Before Earl Hamner Jr. became a top TV writer with his series The Waltons, he was just another guy who had left his family behind in New York to try to make it in Hollywood.
Renting a room in a hole-in-the-wall motel, Hamner brought only a turtle for company.
Even though the ratty motel put up with a lot from tenants who didn't respect the place, it turned out they had a strict no-pets policy. As soon as a maid discovered Hamner's hard-shelled stowaway, they booted him from his room.
Hamner wasn't about to get rid of his turtle, though, so he took this as a sign that it was time to bring his family to California. He rented a house and soon after got his start professionally, after submitting scripts to The Twilight Zone. Everything was uphill from there.
Perhaps the turtle knew it was time for them to move on?
You'd be surprised how much of Hamner's life can be boiled down to his love of turtles.
It's well-known that Hamner is a friend to all animals, and on The Waltons, we watched the family take in as pets a swarm that included Rover the peacock, Myrtle the goat, Calico the cat, Reckless the dog, Lancelot the fawn, Old Blue the mule, Chance the cow, and many others.
However, we think it's possible that in the whole animal kingdom, the turtle might be Hamner's favorite beast because he does talk about them an awful lot.
In Hamner's 1999 memoir, The Avocado Drive Zoo, he relates how his son warned him not to hit a bunch of box turtles when driving on a road trip.
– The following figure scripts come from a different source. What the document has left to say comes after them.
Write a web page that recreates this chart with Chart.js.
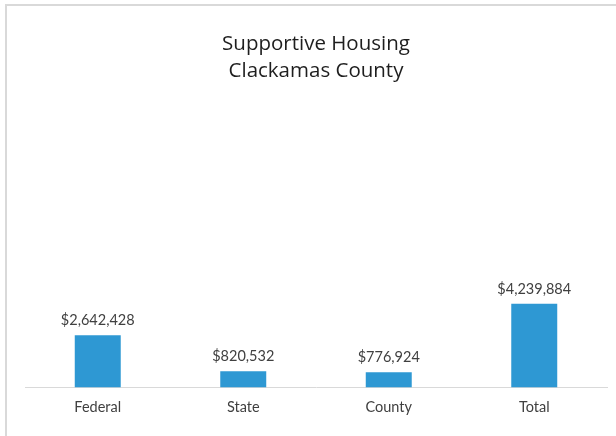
<!DOCTYPE html>
<html>
<head>
<meta charset="utf-8">
<script src="https://cdn.jsdelivr.net/npm/chart.js@4/dist/chart.umd.min.js"></script>
<style>
  html, body { margin: 0; padding: 0; background: #fff; }
  #wrap { position: relative; width: 616px; height: 436px; overflow: hidden; }
  #frame { position: absolute; left: 5px; top: 4px; width: 700px; height: 500px; border-left: 2px solid #d9d9d9; border-top: 2px solid #d9d9d9; box-sizing: border-box; }
  canvas { position: absolute; left: 0; top: 0; }
</style>
</head>
<body>
<div id="wrap">
  <div id="frame"></div>
  <canvas id="chart" width="616" height="436"></canvas>
</div>
<script>
const titleLines = ['Supportive Housing', 'Clackamas County'];
const categories = ['Federal', 'State', 'County', 'Total'];
const amounts = [2642428, 820532, 776924, 4239884];
const yMax = 12000000;

const fmt = v => '$' + v.toLocaleString('en-US');

// value labels above each bar
const barLabels = {
    id: 'barLabels',
    afterDatasetsDraw(chart) {
        const ctx = chart.ctx;
        ctx.save();
        ctx.font = '14.5px Lato';
        ctx.fillStyle = '#404040';
        ctx.textAlign = 'center';
        ctx.textBaseline = 'alphabetic';
        chart.getDatasetMeta(0).data.forEach((bar, i) => {
            ctx.fillText(fmt(amounts[i]), bar.x, bar.y - 10);
        });
        ctx.restore();
    }
};

new Chart(document.getElementById('chart'), {
    type: 'bar',
    data: {
        labels: categories,
        datasets: [{ data: amounts, backgroundColor: '#2e98d3', barPercentage: 0.316, categoryPercentage: 1 }]
    },
    options: {
        responsive: false,
        animation: false,
        layout: { padding: { left: 25, right: 9, top: 0, bottom: 9 } },
        plugins: {
            legend: { display: false },
            tooltip: { enabled: false },
            title: {
                display: true,
                text: titleLines,
                color: '#1e1e1e',
                font: { family: 'Open Sans', size: 20.5, weight: 'normal', lineHeight: 1.3 },
                padding: { top: 31, bottom: 66 }
            }
        },
        scales: {
            x: {
                grid: { display: false, drawTicks: false },
                border: { display: true, color: '#d9d9d9', width: 1 },
                ticks: { color: '#404040', font: { family: 'Lato', size: 14.5 }, padding: 11 }
            },
            y: { display: false, min: 0, max: yMax }
        }
    },
    plugins: [barLabels]
});
</script>
</body>
</html>
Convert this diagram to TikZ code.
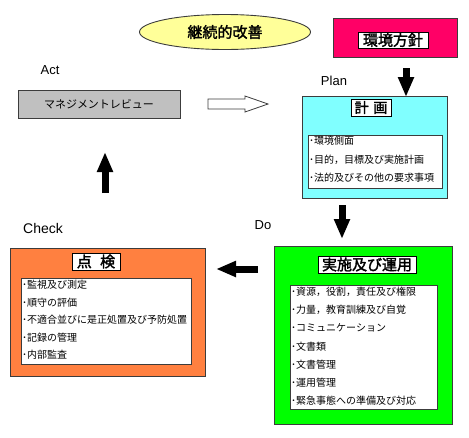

The father fondly likened the faces of the box turtles to Steven Spielberg's alien E.T. and wrote, "It was not a warning I needed. We are extraordinarily tuned in to animals in our family."
He then told a troubling story about how, further along the road, he and his son watched a motorist intentionally strike a turtle crossing, and how his son responded by wanting to save as many turtles as they could on the rest of the drive. They came back home to New York with a dozen turtles in tow.
"What are we going to do with them?" his wife asked, perplexed.
"We're going to release them in the garden," Hamner declared. "Give the place some character."
"They are kind of cute," his wife eventually admitted, especially fond of the smallest one.
To keep his brood of box turtles fed, Hamner planted a garden and fed them lettuce, carrots, spinach, and tomatoes, as well as a wild area for them to roam, with dandelion, pine trees, and flowers.
The turtles thrived in the home Hamner made for them, and you might be wondering if that turtle that he brought with him to California was one of them?
It sure was. In fact, it was his son's favorite turtle of the bunch.
The turtle's name was Hoaker and he seemed to be the most energetic turtle of them all.
Knowing that, you can see why there was no way that Hamner was going to let a motel’s "No Pets" policy keep him from holding onto the turtle he'd saved with his son, especially after he crossed the country so far from his loved ones. Hoaker was practically an extension of his family. Later in his life, Hamner told journalist Scott Holleran that his philosophy of family could be symbolized perfectly by a turtle.
"You come back to the family for sustenance and nurturing," Hamner said. "It's like a turtle shell; you do carry it with you—that sense of support. All of the Waltons really do intend and do get away [from the central family] — to marriages, to careers, to other parts of the world, but they're sustained by that early experience."
Do you think of your family as a turtle shell?